Security signals reassure customers about payment safety. Display SSL certificates, payment provider logos, money-back guarantee badges and secure checkout messaging. These visual cues reduce anxiety, particularly for first-time buyers who are unfamiliar with your brand.
Build authority through content. Publish educational content that demonstrates your expertise in your product category. A supplement brand that publishes well-researched health articles builds more trust than one that only posts promotional content. Authority content also supports your SEO strategy by attracting organic search traffic.
For a comprehensive approach to building your e-commerce brand and marketing it effectively, explore our digital marketing services tailored for online retailers.
Frequently Asked Questions
How much should I invest in e-commerce branding?
Allocate 10 to 15 percent of your startup budget to branding. For a professional brand identity including logo, colour palette, typography, brand guidelines and basic packaging design, expect to invest SGD 3,000 to 10,000. Premium branding with comprehensive strategy, custom photography and full collateral runs SGD 10,000 to 30,000.
Can I build a strong brand on marketplaces like Shopee?
Marketplaces limit branding options but you can still differentiate through product quality, packaging, customer service and your store banner and description. However, building a truly strong brand requires your own website where you control the complete customer experience. Use marketplaces for revenue while building your brand on your own platform.
How do I differentiate my brand in a crowded category?
Focus on a specific niche rather than trying to compete broadly. Develop a unique brand voice and story. Solve a specific problem better than anyone else. Invest in packaging and customer experience that competitors overlook. Position around values that matter to your target customers, such as sustainability, local sourcing or radical transparency.
Should I hire a branding agency or do it myself?
If branding is critical to your competitive advantage and you have the budget, hire professionals. A good branding agency brings strategic thinking and design expertise that is difficult to replicate. If budget is tight, start with DIY tools like Canva for basic visual identity and invest in professional branding once revenue supports it.
How long does it take to build brand recognition?
Building meaningful brand recognition typically takes twelve to twenty-four months of consistent effort. Factors that accelerate recognition include distinctive visual identity, consistent messaging across all channels, active social media presence, influencer partnerships and quality content marketing.
What are the most common e-commerce branding mistakes?
Common mistakes include inconsistent visual identity across channels, copying competitors instead of differentiating, using generic stock photography, neglecting packaging design, changing brand elements too frequently, not having documented brand guidelines and prioritising aesthetics over strategy.
How do I maintain brand consistency with a growing team?

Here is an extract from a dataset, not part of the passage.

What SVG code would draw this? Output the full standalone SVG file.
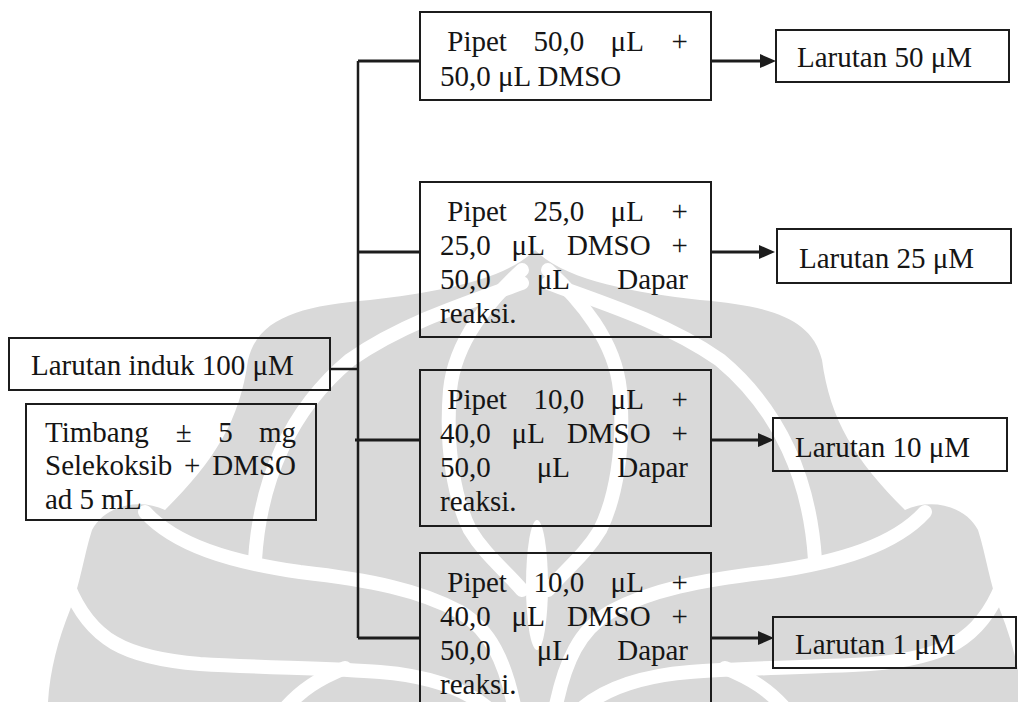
<svg xmlns="http://www.w3.org/2000/svg" width="1018" height="702" viewBox="0 0 1018 702">
<style>
.box{fill:none;stroke:#1c1c1c;stroke-width:2}
.t{font-family:"Liberation Serif","Times New Roman",serif;font-size:29px;fill:#151515}
.conn{fill:none;stroke:#1c1c1c;stroke-width:2.5}
.arr{fill:none;stroke:#1c1c1c;stroke-width:3}
.head{fill:#1c1c1c}
.wm{fill:#d9d9d9}
.band{fill:none;stroke:#ffffff;stroke-linecap:round;stroke-width:14}
</style>
<defs>
<g id="half">
<path class="wm" d="M535,250 C505,280 440,292 370,300 C300,306 258,318 248,360 C240,420 215,460 165,510 C140,498 105,505 92,530 C84,555 80,585 70,610 C58,640 50,670 48,702 L535,702 Z"/>
<path class="band" d="M68,585 C90,640 125,658 200,664 C270,668 330,668 380,672 C430,676 465,688 490,710"/>
<path class="band" d="M282,712 C300,690 320,678 345,668"/>
<path class="band" d="M145,512 C175,545 230,562 300,572 C370,580 420,590 460,612 C490,630 505,660 515,710"/>
<path class="band" d="M255,560 C260,480 290,410 350,360 C400,325 460,305 522,283"/>
<path class="band" d="M522,270 C490,300 455,340 450,390 C445,450 455,500 470,530 C485,555 505,570 522,590"/>
</g>
</defs>

<g id="watermark">
<use href="#half"/>
<use href="#half" transform="translate(1070,0) scale(-1,1)"/>
<ellipse cx="537" cy="585" rx="11" ry="65" fill="#ffffff"/>
</g>

<g id="connectors">
<path class="conn" d="M358,61 V638"/>
<path class="conn" d="M330,369 H358"/>
<path class="arr" d="M358,61 H420"/>
<path class="arr" d="M358,252 H420"/>
<path class="arr" d="M355,440 H420"/>
<path class="arr" d="M358,638 H420"/>
<path class="arr" d="M711,61 H762"/>
<path class="head" d="M760,54 L776,61 L760,68 Z"/>
<path class="arr" d="M711,252 H761"/>
<path class="head" d="M759,245 L775,252 L759,259 Z"/>
<path class="arr" d="M711,440 H760"/>
<path class="head" d="M758,433 L774,440 L758,447 Z"/>
<path class="arr" d="M711,638 H760"/>
<path class="head" d="M758,631 L774,638 L758,645 Z"/>
</g>

<g id="induk">
<rect class="box" x="9" y="338" width="321" height="52"/>
<text class="t" x="31" y="375">Larutan induk 100 μM</text>
</g>

<g id="timbang">
<rect class="box" x="26" y="404" width="290" height="116"/>
<text class="t" y="441.5"><tspan x="45">Timbang</tspan><tspan x="175.8">±</tspan><tspan x="218.3">5</tspan><tspan x="258.9">mg</tspan></text>
<text class="t" y="475"><tspan x="45">Selekoksib</tspan><tspan x="184">+</tspan><tspan x="212.2">DMSO</tspan></text>
<text class="t" x="45" y="508.5">ad 5 mL</text>
</g>

<g id="pipet50">
<rect class="box" x="420" y="12" width="291" height="88"/>
<text class="t" y="51"><tspan x="447.25">Pipet</tspan><tspan x="533.4">50,0</tspan><tspan x="610.6">μL</tspan><tspan x="671.6">+</tspan></text>
<text class="t" x="440" y="85.5">50,0 μL DMSO</text>
</g>

<g id="pipet25">
<rect class="box" x="420" y="182" width="291" height="155"/>
<text class="t" y="221"><tspan x="447.25">Pipet</tspan><tspan x="533.4">25,0</tspan><tspan x="610.6">μL</tspan><tspan x="671.6">+</tspan></text>
<text class="t" y="255"><tspan x="440">25,0</tspan><tspan x="511.6">μL</tspan><tspan x="566.9">DMSO</tspan><tspan x="671.6">+</tspan></text>
<text class="t" y="289"><tspan x="440">50,0</tspan><tspan x="536.8">μL</tspan><tspan x="617.2">Dapar</tspan></text>
<text class="t" x="440" y="323">reaksi.</text>
</g>

<g id="pipet10a">
<rect class="box" x="420" y="370" width="291" height="156"/>
<text class="t" y="409"><tspan x="447.25">Pipet</tspan><tspan x="533.4">10,0</tspan><tspan x="610.6">μL</tspan><tspan x="671.6">+</tspan></text>
<text class="t" y="443"><tspan x="440">40,0</tspan><tspan x="511.6">μL</tspan><tspan x="566.9">DMSO</tspan><tspan x="671.6">+</tspan></text>
<text class="t" y="477"><tspan x="440">50,0</tspan><tspan x="536.8">μL</tspan><tspan x="617.2">Dapar</tspan></text>
<text class="t" x="440" y="511">reaksi.</text>
</g>

<g id="pipet10b">
<rect class="box" x="420" y="553" width="291" height="170"/>
<text class="t" y="592"><tspan x="447.25">Pipet</tspan><tspan x="533.4">10,0</tspan><tspan x="610.6">μL</tspan><tspan x="671.6">+</tspan></text>
<text class="t" y="626"><tspan x="440">40,0</tspan><tspan x="511.6">μL</tspan><tspan x="566.9">DMSO</tspan><tspan x="671.6">+</tspan></text>
<text class="t" y="660"><tspan x="440">50,0</tspan><tspan x="536.8">μL</tspan><tspan x="617.2">Dapar</tspan></text>
<text class="t" x="440" y="694">reaksi.</text>
</g>

<g id="larutan50">
<rect class="box" x="776" y="30" width="233" height="52"/>
<text class="t" x="797" y="67">Larutan 50 μM</text>
</g>
<g id="larutan25">
<rect class="box" x="777" y="229" width="234" height="54"/>
<text class="t" x="799" y="268">Larutan 25 μM</text>
</g>
<g id="larutan10">
<rect class="box" x="773" y="418" width="234" height="53"/>
<text class="t" x="795" y="457">Larutan 10 μM</text>
</g>
<g id="larutan1">
<rect class="box" x="773" y="617" width="243" height="51"/>
<text class="t" x="795" y="654">Larutan 1 μM</text>
</g>
</svg>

Create a comprehensive brand style guide and make it easily accessible to all team members. Include examples and templates for common use cases. Assign a brand guardian who reviews all customer-facing materials. Use design templates and content frameworks that maintain consistency even when different people create content.
Does rebranding hurt an existing e-commerce business?
Rebranding carries short-term risk but can be necessary for growth. If your current branding no longer reflects your products, target audience or market position, rebranding is worthwhile. Communicate changes clearly to existing customers, transition gradually and maintain SEO equity by redirecting old URLs. Done well, rebranding energises existing customers and attracts new ones.